Electric Rates", backed by failed congressional candidate John O'Connor and
consumer advocate Ralph Nader, led the effort to repeal the law, calling it
"the biggest consumer rip-off in Massachusetts history". The big issue
involved in the attempted repeal was lawmaker reneging on their promise to
protect consumers by allowing utilities to recover 100% of their bad
investments. Because deregulation will cause some utilities to lose money on
investments in power plants or on contracts they made when they expected to keep
selling power at a regulated price, the question becomes do they deserve
compensation for these "stranded costs", which may approach $200
billion nationally? For instance, utilities spent more than $5 billion building
the Seabrook nuclear plant in New Hampshire, which produces 1,150 megawatts. In
contrast, private developers have proposed more than 50 new plants, which
combined would produce 30,000 megawatts, and the cost of these projects is
estimated at slightly more than $15 billion. The utilities argue that public
regulators approved those expenses and that the state can not back out on them
now, stating that many plants have already begun to implement the new law,
including selling most of their power plants. Repealing the law now, they argue,
would create utter chaos. Therefore, a provision was written into the law
allowing for utilities to recover all of their stranded costs over a 10-year
transition period. While proponents of the law were hoping for a 30% rate
reduction, of which two-thirds would have come from consumers not having to pay
for most of the utilities stranded investments, they will now have to settle for
a guaranteed 15% rate cut, hopefully with more to come through competition. The
question now on everyone's mind is: has the law served its purpose and reduced
electric rates? In a study done by Standard and Poor's DRI entitled
"Economic and Environmental Analysis of the New Massachusetts Electricity

Law", and released on September 2, 1998, it found that the new has
triggered "substantial economic and environmental benefits". According
to the study, electric rates will decline by almost 28% by the year 2010 as a
direct result of retail competition and industry restructuring.
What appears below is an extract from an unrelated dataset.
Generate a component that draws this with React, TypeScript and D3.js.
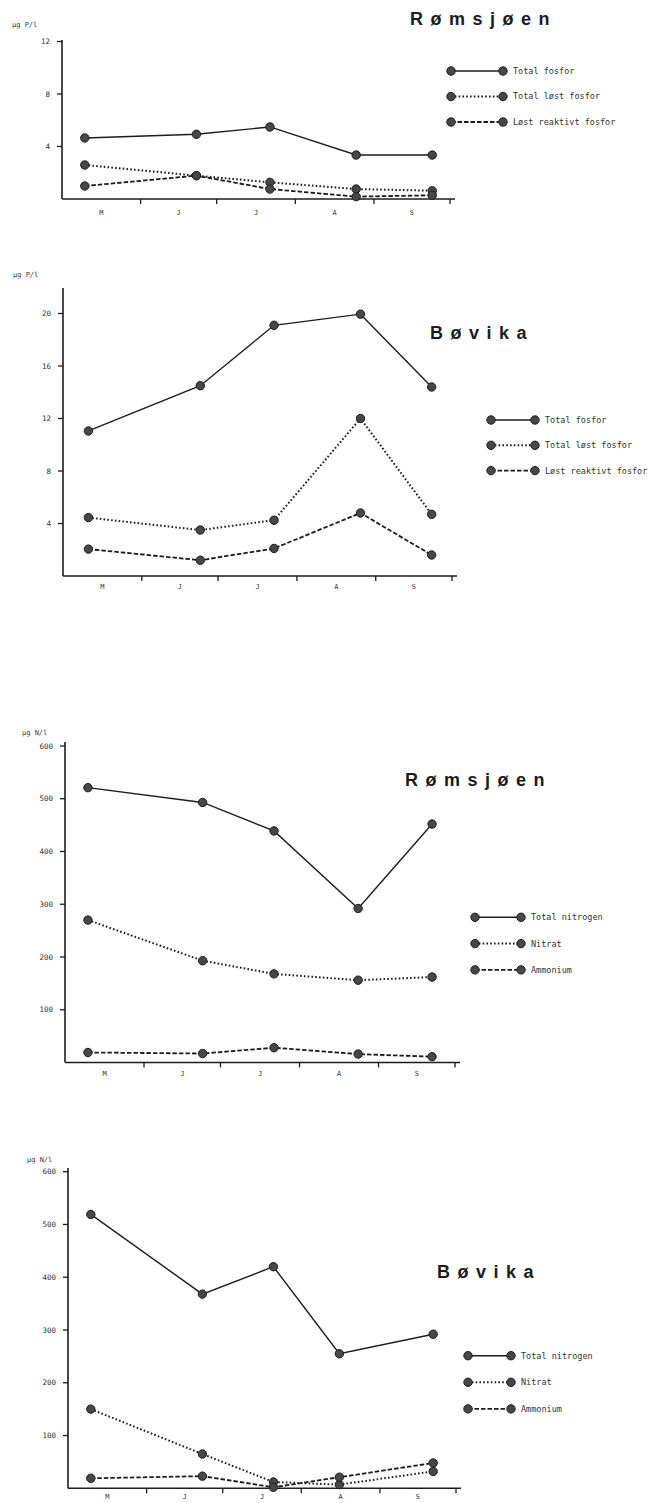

The DRI, a
conservative report when compared to others, predicts that consumers will save
$470 million in 1998 alone, and increases that estimate to at least $550 million
per year in future years as a result of the new law. Also, the study predicts
the Commonwealth to achieve higher economic output and employment growth
triggered by the estimated $10 billion consumers and businesses will save on
electricity costs. By 2010, there will be over 60,000 more jobs, a $19.6 billion
gain in consumers' cumulative real discretionary income, and lower price
inflation. All of this forecasting appears to put the law in a favorable light,
but many want to know how it's working now. According to the Massachusetts

Electric Company, its 970,000 customers have saved a total of $67 million on
their electricity bills in the first six months of the new electricity law. On

September 1, savings for the company's customers increased to more than 15%, or
a total savings of $25 million per month, one full year ahead of the required
rate cut. This was due to the company's affiliates selling their power plants.

Therefore, by examining the early results of the new law, along with projections
such as the ones provided by Standard and Poor, one can determine that the
deregulation of the electric industry has been long overdue.